[Data section]
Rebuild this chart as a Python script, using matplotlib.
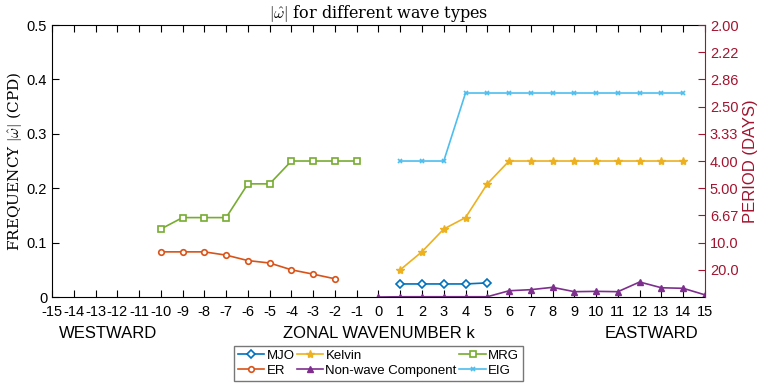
import numpy as np
import matplotlib
matplotlib.use('Agg')
from matplotlib import pyplot as plt

plt.rcParams['font.family'] = ['Liberation Sans', 'DejaVu Sans']
plt.rcParams['mathtext.fontset'] = 'cm'

k_mjo = [1, 2, 3, 4, 5]
f_mjo = [0.024, 0.024, 0.024, 0.024, 0.026]

k_er = [-10, -9, -8, -7, -6, -5, -4, -3, -2]
f_er = [0.083, 0.083, 0.083, 0.077, 0.067, 0.0625, 0.05, 0.042, 0.0335]

k_kelvin = list(range(1, 15))
f_kelvin = [0.05, 0.0833, 0.125, 0.146, 0.208] + [0.25] * 9

k_nonwave = list(range(0, 16))
f_nonwave = [0.0, 0.0005, 0.0005, 0.0005, 0.0005, 0.0005, 0.0115, 0.0135, 0.0178,
             0.0098, 0.0104, 0.0098, 0.0276, 0.017, 0.016, 0.004]

k_mrg = list(range(-10, 0))
f_mrg = [0.125, 0.146, 0.146, 0.146, 0.208, 0.208, 0.25, 0.25, 0.25, 0.25]

k_eig = list(range(1, 15))
f_eig = [0.25, 0.25, 0.25] + [0.375] * 11

xticks = list(range(-15, 16))
yticks = [0, 0.1, 0.2, 0.3, 0.4, 0.5]
yticklabels = ['0', '0.1', '0.2', '0.3', '0.4', '0.5']
period_ticks = [0.05, 0.1, 0.15, 0.2, 0.25, 0.3, 0.35, 0.4, 0.45, 0.5]
period_labels = ['20.0', '10.0', '6.67', '5.00', '4.00', '3.33', '2.50', '2.86', '2.22', '2.00']

c_mjo = '#0072BD'
c_er = '#D95319'
c_kelvin = '#EDB120'
c_nonwave = '#7E2F8E'
c_mrg = '#77AC30'
c_eig = '#4DBEEE'
c_right = '#A2142F'

fig = plt.figure(figsize=(7.58, 3.83), dpi=100)
ax = fig.add_axes([0.0686, 0.2245, 0.8614, 0.7102])

ax.plot(k_mjo, f_mjo, '-D', color=c_mjo, lw=1.2, ms=4, mfc='white', mew=1.2, label='MJO')
ax.plot(k_er, f_er, '-o', color=c_er, lw=1.2, ms=4, mfc='white', mew=1.2, label='ER')
ax.plot(k_kelvin, f_kelvin, '-*', color=c_kelvin, lw=1.2, ms=6, label='Kelvin')
ax.plot(k_nonwave, f_nonwave, '-^', color=c_nonwave, lw=1.2, ms=5, label='Non-wave Component')
ax.plot(k_mrg, f_mrg, '-s', color=c_mrg, lw=1.2, ms=4, mfc='white', mew=1.2, label='MRG')
ax.plot(k_eig, f_eig, '-x', color=c_eig, lw=1.2, ms=3, mew=1.2, label='EIG')

ax.set_xlim(-15, 15)
ax.set_ylim(0, 0.5)
ax.set_xticks(xticks)
ax.set_xticklabels([str(t) for t in xticks])
ax.set_yticks(yticks)
ax.set_yticklabels(yticklabels)
ax.tick_params(axis='x', direction='in', top=True, length=5, labelsize=10.5, pad=6)
ax.tick_params(axis='y', direction='in', length=5, labelsize=10.5)
ax.spines['right'].set_visible(False)
for s in ['left', 'top', 'bottom']:
    ax.spines[s].set_linewidth(0.8)

ax.set_ylabel(r'FREQUENCY $|\hat{\omega}|$ (CPD)', fontsize=11,
              fontname='DejaVu Serif', labelpad=2)
ax.set_title(r'$|\hat{\omega}|$ for different wave types', fontsize=11.5,
             fontname='DejaVu Serif', pad=5)

ax.text(0.5, -0.105, 'ZONAL WAVENUMBER k', transform=ax.transAxes, ha='center', va='top', fontsize=12)
ax.text(0.01, -0.105, 'WESTWARD', transform=ax.transAxes, ha='left', va='top', fontsize=12)
ax.text(0.99, -0.105, 'EASTWARD', transform=ax.transAxes, ha='right', va='top', fontsize=12)

ax2 = ax.twinx()
ax2.set_ylim(0, 0.5)
ax2.set_yticks(period_ticks)
ax2.set_yticklabels(period_labels)
ax2.tick_params(axis='y', direction='in', length=5, colors=c_right, labelsize=10.5)
ax2.spines['right'].set_color(c_right)
ax2.spines['right'].set_linewidth(0.8)
for s in ['left', 'top', 'bottom']:
    ax2.spines[s].set_visible(False)
ax2.set_ylabel('PERIOD (DAYS)', color=c_right, fontsize=12, labelpad=3)

handles, labels = ax.get_legend_handles_labels()
fig.legend(handles, labels, ncol=3, loc='center', bbox_to_anchor=(0.4993, 0.052),
           fontsize=9.5, frameon=True, fancybox=False, edgecolor='#555555',
           handlelength=2.0, handletextpad=0.15, columnspacing=0.2, borderpad=0.3,
           labelspacing=0.2, borderaxespad=0)

fig.savefig('out.png', dpi=100)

[What the task asks] Reproduce each line word for word and drop the pictures.

[Task result]
Rebuild this chart as a Python script, using matplotlib.
import numpy as np
import matplotlib
matplotlib.use('Agg')
from matplotlib import pyplot as plt

plt.rcParams['font.family'] = ['Liberation Sans', 'DejaVu Sans']
plt.rcParams['mathtext.fontset'] = 'cm'

k_mjo = [1, 2, 3, 4, 5]
f_mjo = [0.024, 0.024, 0.024, 0.024, 0.026]

k_er = [-10, -9, -8, -7, -6, -5, -4, -3, -2]
f_er = [0.083, 0.083, 0.083, 0.077, 0.067, 0.0625, 0.05, 0.042, 0.0335]

k_kelvin = list(range(1, 15))
f_kelvin = [0.05, 0.0833, 0.125, 0.146, 0.208] + [0.25] * 9

k_nonwave = list(range(0, 16))
f_nonwave = [0.0, 0.0005, 0.0005, 0.0005, 0.0005, 0.0005, 0.0115, 0.0135, 0.0178,
             0.0098, 0.0104, 0.0098, 0.0276, 0.017, 0.016, 0.004]

k_mrg = list(range(-10, 0))
f_mrg = [0.125, 0.146, 0.146, 0.146, 0.208, 0.208, 0.25, 0.25, 0.25, 0.25]

k_eig = list(range(1, 15))
f_eig = [0.25, 0.25, 0.25] + [0.375] * 11

xticks = list(range(-15, 16))
yticks = [0, 0.1, 0.2, 0.3, 0.4, 0.5]
yticklabels = ['0', '0.1', '0.2', '0.3', '0.4', '0.5']
period_ticks = [0.05, 0.1, 0.15, 0.2, 0.25, 0.3, 0.35, 0.4, 0.45, 0.5]
period_labels = ['20.0', '10.0', '6.67', '5.00', '4.00', '3.33', '2.50', '2.86', '2.22', '2.00']

c_mjo = '#0072BD'
c_er = '#D95319'
c_kelvin = '#EDB120'
c_nonwave = '#7E2F8E'
c_mrg = '#77AC30'
c_eig = '#4DBEEE'
c_right = '#A2142F'

fig = plt.figure(figsize=(7.58, 3.83), dpi=100)
ax = fig.add_axes([0.0686, 0.2245, 0.8614, 0.7102])

ax.plot(k_mjo, f_mjo, '-D', color=c_mjo, lw=1.2, ms=4, mfc='white', mew=1.2, label='MJO')
ax.plot(k_er, f_er, '-o', color=c_er, lw=1.2, ms=4, mfc='white', mew=1.2, label='ER')
ax.plot(k_kelvin, f_kelvin, '-*', color=c_kelvin, lw=1.2, ms=6, label='Kelvin')
ax.plot(k_nonwave, f_nonwave, '-^', color=c_nonwave, lw=1.2, ms=5, label='Non-wave Component')
ax.plot(k_mrg, f_mrg, '-s', color=c_mrg, lw=1.2, ms=4, mfc='white', mew=1.2, label='MRG')
ax.plot(k_eig, f_eig, '-x', color=c_eig, lw=1.2, ms=3, mew=1.2, label='EIG')

ax.set_xlim(-15, 15)
ax.set_ylim(0, 0.5)
ax.set_xticks(xticks)
ax.set_xticklabels([str(t) for t in xticks])
ax.set_yticks(yticks)
ax.set_yticklabels(yticklabels)
ax.tick_params(axis='x', direction='in', top=True, length=5, labelsize=10.5, pad=6)
ax.tick_params(axis='y', direction='in', length=5, labelsize=10.5)
ax.spines['right'].set_visible(False)
for s in ['left', 'top', 'bottom']:
    ax.spines[s].set_linewidth(0.8)

ax.set_ylabel(r'FREQUENCY $|\hat{\omega}|$ (CPD)', fontsize=11,
              fontname='DejaVu Serif', labelpad=2)
ax.set_title(r'$|\hat{\omega}|$ for different wave types', fontsize=11.5,
             fontname='DejaVu Serif', pad=5)

ax.text(0.5, -0.105, 'ZONAL WAVENUMBER k', transform=ax.transAxes, ha='center', va='top', fontsize=12)
ax.text(0.01, -0.105, 'WESTWARD', transform=ax.transAxes, ha='left', va='top', fontsize=12)
ax.text(0.99, -0.105, 'EASTWARD', transform=ax.transAxes, ha='right', va='top', fontsize=12)

ax2 = ax.twinx()
ax2.set_ylim(0, 0.5)
ax2.set_yticks(period_ticks)
ax2.set_yticklabels(period_labels)
ax2.tick_params(axis='y', direction='in', length=5, colors=c_right, labelsize=10.5)
ax2.spines['right'].set_color(c_right)
ax2.spines['right'].set_linewidth(0.8)
for s in ['left', 'top', 'bottom']:
    ax2.spines[s].set_visible(False)
ax2.set_ylabel('PERIOD (DAYS)', color=c_right, fontsize=12, labelpad=3)

handles, labels = ax.get_legend_handles_labels()
fig.legend(handles, labels, ncol=3, loc='center', bbox_to_anchor=(0.4993, 0.052),
           fontsize=9.5, frameon=True, fancybox=False, edgecolor='#555555',
           handlelength=2.0, handletextpad=0.15, columnspacing=0.2, borderpad=0.3,
           labelspacing=0.2, borderaxespad=0)

fig.savefig('out.png', dpi=100)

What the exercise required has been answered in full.